Because social liberals considered the role of the state to be mainly one of creating and fostering conditions, unlike socialists, they expected much from individuals themselves. The state creates a society in which the scope is provided to give individuals equal opportunities to develop their individual talents.

Individuals can then be expected to seize those opportunities and ensure their own self-sufficiency as much as possible. This was not only the expectation of social liberals at the end of the nineteenth century; it remains a train of thought within liberalism today.

Education is key to that thought. After all, it gives individuals the opportunity to discover and develop their talents, even when the stimuli from their direct environment is insufficient. Education enables children to develop into responsible and autonomous citizens who can provide for themselves to the greatest possible extent.

Where classical liberals are particularly intent on creating framework conditions that will empower individual development, social liberals take things one step further. To their mind, it is reasonable to expect of individuals that – to a degree – they make the most of their talents; not because they have received these talents from a higher power (such would be the reasoning of a Christian Democrat) but because those talents constitute the foundation from which individuals can make a useful contribution to the society to which they belong.
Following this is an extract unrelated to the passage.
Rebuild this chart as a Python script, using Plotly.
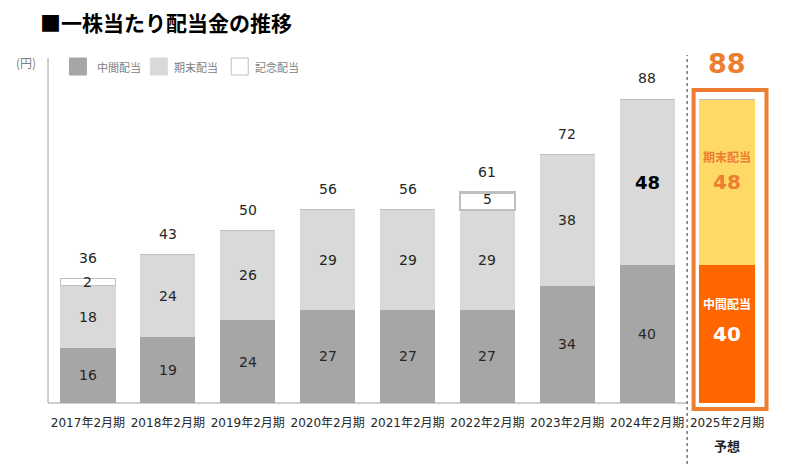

Social liberals were therefore in favour of compulsory education right from the start, and they continue to take a critical view of the attempts of parents who seek to appeal for exceptions to compulsory education.

Likewise, social liberals also take a positive stance as regards the attempts being made in many European countries to reduce absences from school and to emphasise the individual’s responsibility to obtain at least a basic level of qualifications.
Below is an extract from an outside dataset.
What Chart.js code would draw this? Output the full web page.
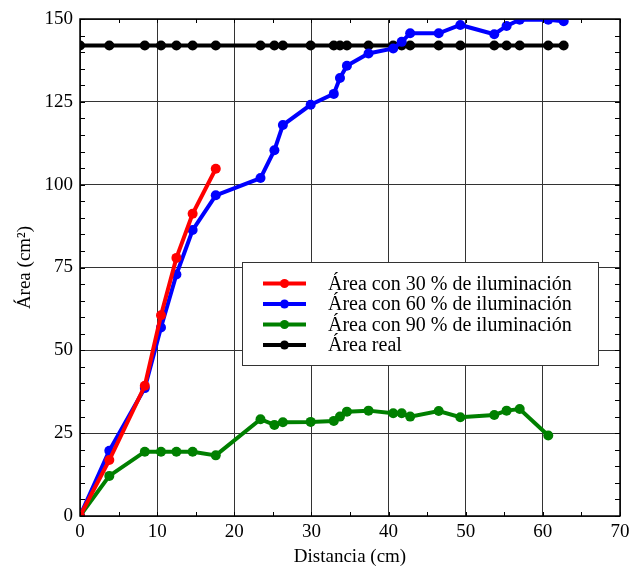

Compulsory education no longer simply stops at the age of sixteen, but continues until a starter qualification has been obtained. This is the only way in which people will be empowered to be self-sufficient and to make a contribution towards society in their own way.

For anyone who takes social liberalism seriously, obtaining a starter qualification is not just an option, it is an obligation for anyone who has the capacity to do so. It remains up to individuals to choose the direction of their development; the option to do nothing, however, does not chime with the social liberal body of thought. This example illustrates that social liberalism is, in general, more prescriptive than other schools of liberalism.

Endnotes

1. PWA Cort van der Linden, Richting en beleid der liberale partij [transl. Direction and policy of the liberal party], Groningen, 1886.

2. December 2014 saw the publication in Dutch of the book Sociaal-liberalisme by Fleur de Beaufort and Patrick van Schie (Boom Editors, Amsterdam, 2014), which deals with these questions in detail.

3. Herbert Spencer, The Man versus the State (1884), pp. 10, 29 and 55 (incorporated into the edition The Man versus the State. With Six Essays on Government, Society and Freedom, Indianapolis, 1981).

4. Quoted in: Stefan Dudink, Honest liberalism. Social liberalism in the Netherlands 1870-1901 (Amsterdam, 1997) pp. 51-52.

5. José Ortega y Gasset, What is philosophy? (a range of 11 lectures, delivered in 1929; The Hague, 1960) lesson viii, pp. 162-181.

6. Quoted by: David George Ritchie, The Principles of State Interference: Four Essays on the Political Philosophy of Mr. Herbert Spencer, J.S. Mill and TH Green (London, 1891) p. 88.

7. Thomas Hill Green, ‘Prolegomena to Ethics’, pp. 255-257 (as incorporated in Paul Harris & John Morrow eds., Thomas Hill Green: Lectures on the Principles of Political Obligation and Other Writings (Cambridge, 1986)).

8. Leonard Trelawny Hobhouse, The Metaphysical Theory of the State. A Criticism (Honolulu, 2004 [originally 1918]) pp. 129-130.